=== Supplied information ===

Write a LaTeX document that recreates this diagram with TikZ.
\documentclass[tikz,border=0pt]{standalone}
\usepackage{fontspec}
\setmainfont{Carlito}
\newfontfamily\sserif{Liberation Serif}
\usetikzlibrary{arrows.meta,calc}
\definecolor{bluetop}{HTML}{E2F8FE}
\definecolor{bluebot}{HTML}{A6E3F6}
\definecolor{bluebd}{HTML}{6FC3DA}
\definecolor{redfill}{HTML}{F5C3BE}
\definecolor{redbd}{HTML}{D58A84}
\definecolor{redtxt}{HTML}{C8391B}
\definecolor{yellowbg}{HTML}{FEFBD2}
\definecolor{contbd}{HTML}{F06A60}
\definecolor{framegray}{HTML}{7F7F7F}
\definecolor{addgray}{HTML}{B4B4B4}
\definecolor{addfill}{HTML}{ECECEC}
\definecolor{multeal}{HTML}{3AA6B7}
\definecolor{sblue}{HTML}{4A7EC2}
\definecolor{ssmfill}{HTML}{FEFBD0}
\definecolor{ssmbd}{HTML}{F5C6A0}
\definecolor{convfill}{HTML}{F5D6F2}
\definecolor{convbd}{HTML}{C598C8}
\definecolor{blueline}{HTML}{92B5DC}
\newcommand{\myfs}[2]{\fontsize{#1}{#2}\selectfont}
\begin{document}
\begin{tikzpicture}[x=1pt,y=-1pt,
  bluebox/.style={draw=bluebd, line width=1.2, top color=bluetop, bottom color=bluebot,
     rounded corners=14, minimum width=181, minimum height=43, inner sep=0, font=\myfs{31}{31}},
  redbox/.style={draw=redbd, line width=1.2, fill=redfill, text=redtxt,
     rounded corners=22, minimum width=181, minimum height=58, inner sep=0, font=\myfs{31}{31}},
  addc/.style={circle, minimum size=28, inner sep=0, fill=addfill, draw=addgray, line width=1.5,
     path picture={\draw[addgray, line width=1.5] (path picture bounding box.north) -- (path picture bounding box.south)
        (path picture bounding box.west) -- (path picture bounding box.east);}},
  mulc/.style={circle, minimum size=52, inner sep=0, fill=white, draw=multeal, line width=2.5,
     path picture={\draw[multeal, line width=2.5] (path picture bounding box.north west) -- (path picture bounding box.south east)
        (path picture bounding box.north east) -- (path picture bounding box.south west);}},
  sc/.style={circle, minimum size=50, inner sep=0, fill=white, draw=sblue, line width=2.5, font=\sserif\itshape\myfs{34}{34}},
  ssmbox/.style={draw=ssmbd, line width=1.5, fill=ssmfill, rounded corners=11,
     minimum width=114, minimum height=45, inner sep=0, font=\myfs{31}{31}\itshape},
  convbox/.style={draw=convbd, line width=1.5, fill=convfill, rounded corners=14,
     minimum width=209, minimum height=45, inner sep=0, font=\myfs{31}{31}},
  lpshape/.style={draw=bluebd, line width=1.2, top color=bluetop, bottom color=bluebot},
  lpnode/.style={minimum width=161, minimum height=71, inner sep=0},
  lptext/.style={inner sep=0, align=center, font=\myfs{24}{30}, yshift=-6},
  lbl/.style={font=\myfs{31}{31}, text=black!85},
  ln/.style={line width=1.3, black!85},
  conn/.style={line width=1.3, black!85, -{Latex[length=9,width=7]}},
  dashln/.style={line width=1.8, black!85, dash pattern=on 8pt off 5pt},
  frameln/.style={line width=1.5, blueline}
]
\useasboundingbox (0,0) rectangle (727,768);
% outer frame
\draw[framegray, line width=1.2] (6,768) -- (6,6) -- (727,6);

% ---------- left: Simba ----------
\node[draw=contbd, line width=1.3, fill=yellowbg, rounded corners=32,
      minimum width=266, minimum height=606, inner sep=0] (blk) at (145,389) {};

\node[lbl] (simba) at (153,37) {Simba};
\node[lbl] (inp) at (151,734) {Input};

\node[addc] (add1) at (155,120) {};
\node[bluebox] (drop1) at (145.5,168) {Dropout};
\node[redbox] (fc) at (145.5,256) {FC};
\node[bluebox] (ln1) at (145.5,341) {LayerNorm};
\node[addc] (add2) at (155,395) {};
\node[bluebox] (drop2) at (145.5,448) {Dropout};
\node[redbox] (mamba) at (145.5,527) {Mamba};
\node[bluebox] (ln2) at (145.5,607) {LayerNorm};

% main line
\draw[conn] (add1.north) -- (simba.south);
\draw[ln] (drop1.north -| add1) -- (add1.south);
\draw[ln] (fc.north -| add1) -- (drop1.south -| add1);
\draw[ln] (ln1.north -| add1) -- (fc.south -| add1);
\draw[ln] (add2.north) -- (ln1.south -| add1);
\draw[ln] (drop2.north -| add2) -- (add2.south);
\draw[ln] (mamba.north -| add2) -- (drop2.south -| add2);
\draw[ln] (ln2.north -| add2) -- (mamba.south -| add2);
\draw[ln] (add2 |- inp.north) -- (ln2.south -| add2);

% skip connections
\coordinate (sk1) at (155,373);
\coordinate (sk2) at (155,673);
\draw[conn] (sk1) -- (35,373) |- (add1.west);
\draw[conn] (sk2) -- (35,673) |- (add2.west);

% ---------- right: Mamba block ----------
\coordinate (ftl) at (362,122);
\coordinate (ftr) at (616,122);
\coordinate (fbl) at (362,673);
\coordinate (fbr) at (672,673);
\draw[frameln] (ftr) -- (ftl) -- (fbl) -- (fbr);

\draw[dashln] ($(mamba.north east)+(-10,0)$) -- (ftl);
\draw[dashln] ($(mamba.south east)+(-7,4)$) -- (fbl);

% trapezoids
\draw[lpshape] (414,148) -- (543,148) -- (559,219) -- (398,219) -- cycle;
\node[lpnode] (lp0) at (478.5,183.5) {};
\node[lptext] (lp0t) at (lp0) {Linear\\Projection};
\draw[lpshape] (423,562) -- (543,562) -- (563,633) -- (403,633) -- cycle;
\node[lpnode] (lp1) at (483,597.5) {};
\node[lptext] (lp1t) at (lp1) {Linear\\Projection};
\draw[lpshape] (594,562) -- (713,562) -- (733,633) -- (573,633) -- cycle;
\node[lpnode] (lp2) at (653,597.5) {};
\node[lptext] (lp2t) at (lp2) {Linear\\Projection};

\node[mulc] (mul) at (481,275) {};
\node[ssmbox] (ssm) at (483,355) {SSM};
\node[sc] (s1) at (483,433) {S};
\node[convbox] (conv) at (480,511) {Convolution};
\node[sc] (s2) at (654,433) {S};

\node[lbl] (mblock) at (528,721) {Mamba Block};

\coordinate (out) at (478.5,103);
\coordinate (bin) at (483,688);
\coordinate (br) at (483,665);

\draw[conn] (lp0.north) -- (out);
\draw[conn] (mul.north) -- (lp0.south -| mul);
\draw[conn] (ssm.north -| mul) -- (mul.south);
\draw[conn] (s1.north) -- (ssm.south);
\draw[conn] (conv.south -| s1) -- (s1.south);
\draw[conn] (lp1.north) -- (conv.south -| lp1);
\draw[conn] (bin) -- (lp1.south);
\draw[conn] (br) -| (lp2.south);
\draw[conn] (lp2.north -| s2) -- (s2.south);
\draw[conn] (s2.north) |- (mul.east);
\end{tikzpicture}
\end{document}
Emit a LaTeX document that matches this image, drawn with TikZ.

===

Write the data back out verbatim.

▸ Correct output:
Write a LaTeX document that recreates this diagram with TikZ.
\documentclass[tikz,border=0pt]{standalone}
\usepackage{fontspec}
\setmainfont{Carlito}
\newfontfamily\sserif{Liberation Serif}
\usetikzlibrary{arrows.meta,calc}
\definecolor{bluetop}{HTML}{E2F8FE}
\definecolor{bluebot}{HTML}{A6E3F6}
\definecolor{bluebd}{HTML}{6FC3DA}
\definecolor{redfill}{HTML}{F5C3BE}
\definecolor{redbd}{HTML}{D58A84}
\definecolor{redtxt}{HTML}{C8391B}
\definecolor{yellowbg}{HTML}{FEFBD2}
\definecolor{contbd}{HTML}{F06A60}
\definecolor{framegray}{HTML}{7F7F7F}
\definecolor{addgray}{HTML}{B4B4B4}
\definecolor{addfill}{HTML}{ECECEC}
\definecolor{multeal}{HTML}{3AA6B7}
\definecolor{sblue}{HTML}{4A7EC2}
\definecolor{ssmfill}{HTML}{FEFBD0}
\definecolor{ssmbd}{HTML}{F5C6A0}
\definecolor{convfill}{HTML}{F5D6F2}
\definecolor{convbd}{HTML}{C598C8}
\definecolor{blueline}{HTML}{92B5DC}
\newcommand{\myfs}[2]{\fontsize{#1}{#2}\selectfont}
\begin{document}
\begin{tikzpicture}[x=1pt,y=-1pt,
  bluebox/.style={draw=bluebd, line width=1.2, top color=bluetop, bottom color=bluebot,
     rounded corners=14, minimum width=181, minimum height=43, inner sep=0, font=\myfs{31}{31}},
  redbox/.style={draw=redbd, line width=1.2, fill=redfill, text=redtxt,
     rounded corners=22, minimum width=181, minimum height=58, inner sep=0, font=\myfs{31}{31}},
  addc/.style={circle, minimum size=28, inner sep=0, fill=addfill, draw=addgray, line width=1.5,
     path picture={\draw[addgray, line width=1.5] (path picture bounding box.north) -- (path picture bounding box.south)
        (path picture bounding box.west) -- (path picture bounding box.east);}},
  mulc/.style={circle, minimum size=52, inner sep=0, fill=white, draw=multeal, line width=2.5,
     path picture={\draw[multeal, line width=2.5] (path picture bounding box.north west) -- (path picture bounding box.south east)
        (path picture bounding box.north east) -- (path picture bounding box.south west);}},
  sc/.style={circle, minimum size=50, inner sep=0, fill=white, draw=sblue, line width=2.5, font=\sserif\itshape\myfs{34}{34}},
  ssmbox/.style={draw=ssmbd, line width=1.5, fill=ssmfill, rounded corners=11,
     minimum width=114, minimum height=45, inner sep=0, font=\myfs{31}{31}\itshape},
  convbox/.style={draw=convbd, line width=1.5, fill=convfill, rounded corners=14,
     minimum width=209, minimum height=45, inner sep=0, font=\myfs{31}{31}},
  lpshape/.style={draw=bluebd, line width=1.2, top color=bluetop, bottom color=bluebot},
  lpnode/.style={minimum width=161, minimum height=71, inner sep=0},
  lptext/.style={inner sep=0, align=center, font=\myfs{24}{30}, yshift=-6},
  lbl/.style={font=\myfs{31}{31}, text=black!85},
  ln/.style={line width=1.3, black!85},
  conn/.style={line width=1.3, black!85, -{Latex[length=9,width=7]}},
  dashln/.style={line width=1.8, black!85, dash pattern=on 8pt off 5pt},
  frameln/.style={line width=1.5, blueline}
]
\useasboundingbox (0,0) rectangle (727,768);
% outer frame
\draw[framegray, line width=1.2] (6,768) -- (6,6) -- (727,6);

% ---------- left: Simba ----------
\node[draw=contbd, line width=1.3, fill=yellowbg, rounded corners=32,
      minimum width=266, minimum height=606, inner sep=0] (blk) at (145,389) {};

\node[lbl] (simba) at (153,37) {Simba};
\node[lbl] (inp) at (151,734) {Input};

\node[addc] (add1) at (155,120) {};
\node[bluebox] (drop1) at (145.5,168) {Dropout};
\node[redbox] (fc) at (145.5,256) {FC};
\node[bluebox] (ln1) at (145.5,341) {LayerNorm};
\node[addc] (add2) at (155,395) {};
\node[bluebox] (drop2) at (145.5,448) {Dropout};
\node[redbox] (mamba) at (145.5,527) {Mamba};
\node[bluebox] (ln2) at (145.5,607) {LayerNorm};

% main line
\draw[conn] (add1.north) -- (simba.south);
\draw[ln] (drop1.north -| add1) -- (add1.south);
\draw[ln] (fc.north -| add1) -- (drop1.south -| add1);
\draw[ln] (ln1.north -| add1) -- (fc.south -| add1);
\draw[ln] (add2.north) -- (ln1.south -| add1);
\draw[ln] (drop2.north -| add2) -- (add2.south);
\draw[ln] (mamba.north -| add2) -- (drop2.south -| add2);
\draw[ln] (ln2.north -| add2) -- (mamba.south -| add2);
\draw[ln] (add2 |- inp.north) -- (ln2.south -| add2);

% skip connections
\coordinate (sk1) at (155,373);
\coordinate (sk2) at (155,673);
\draw[conn] (sk1) -- (35,373) |- (add1.west);
\draw[conn] (sk2) -- (35,673) |- (add2.west);

% ---------- right: Mamba block ----------
\coordinate (ftl) at (362,122);
\coordinate (ftr) at (616,122);
\coordinate (fbl) at (362,673);
\coordinate (fbr) at (672,673);
\draw[frameln] (ftr) -- (ftl) -- (fbl) -- (fbr);

\draw[dashln] ($(mamba.north east)+(-10,0)$) -- (ftl);
\draw[dashln] ($(mamba.south east)+(-7,4)$) -- (fbl);

% trapezoids
\draw[lpshape] (414,148) -- (543,148) -- (559,219) -- (398,219) -- cycle;
\node[lpnode] (lp0) at (478.5,183.5) {};
\node[lptext] (lp0t) at (lp0) {Linear\\Projection};
\draw[lpshape] (423,562) -- (543,562) -- (563,633) -- (403,633) -- cycle;
\node[lpnode] (lp1) at (483,597.5) {};
\node[lptext] (lp1t) at (lp1) {Linear\\Projection};
\draw[lpshape] (594,562) -- (713,562) -- (733,633) -- (573,633) -- cycle;
\node[lpnode] (lp2) at (653,597.5) {};
\node[lptext] (lp2t) at (lp2) {Linear\\Projection};

\node[mulc] (mul) at (481,275) {};
\node[ssmbox] (ssm) at (483,355) {SSM};
\node[sc] (s1) at (483,433) {S};
\node[convbox] (conv) at (480,511) {Convolution};
\node[sc] (s2) at (654,433) {S};

\node[lbl] (mblock) at (528,721) {Mamba Block};

\coordinate (out) at (478.5,103);
\coordinate (bin) at (483,688);
\coordinate (br) at (483,665);

\draw[conn] (lp0.north) -- (out);
\draw[conn] (mul.north) -- (lp0.south -| mul);
\draw[conn] (ssm.north -| mul) -- (mul.south);
\draw[conn] (s1.north) -- (ssm.south);
\draw[conn] (conv.south -| s1) -- (s1.south);
\draw[conn] (lp1.north) -- (conv.south -| lp1);
\draw[conn] (bin) -- (lp1.south);
\draw[conn] (br) -| (lp2.south);
\draw[conn] (lp2.north -| s2) -- (s2.south);
\draw[conn] (s2.north) |- (mul.east);
\end{tikzpicture}
\end{document}
Emit a LaTeX document that matches this image, drawn with TikZ.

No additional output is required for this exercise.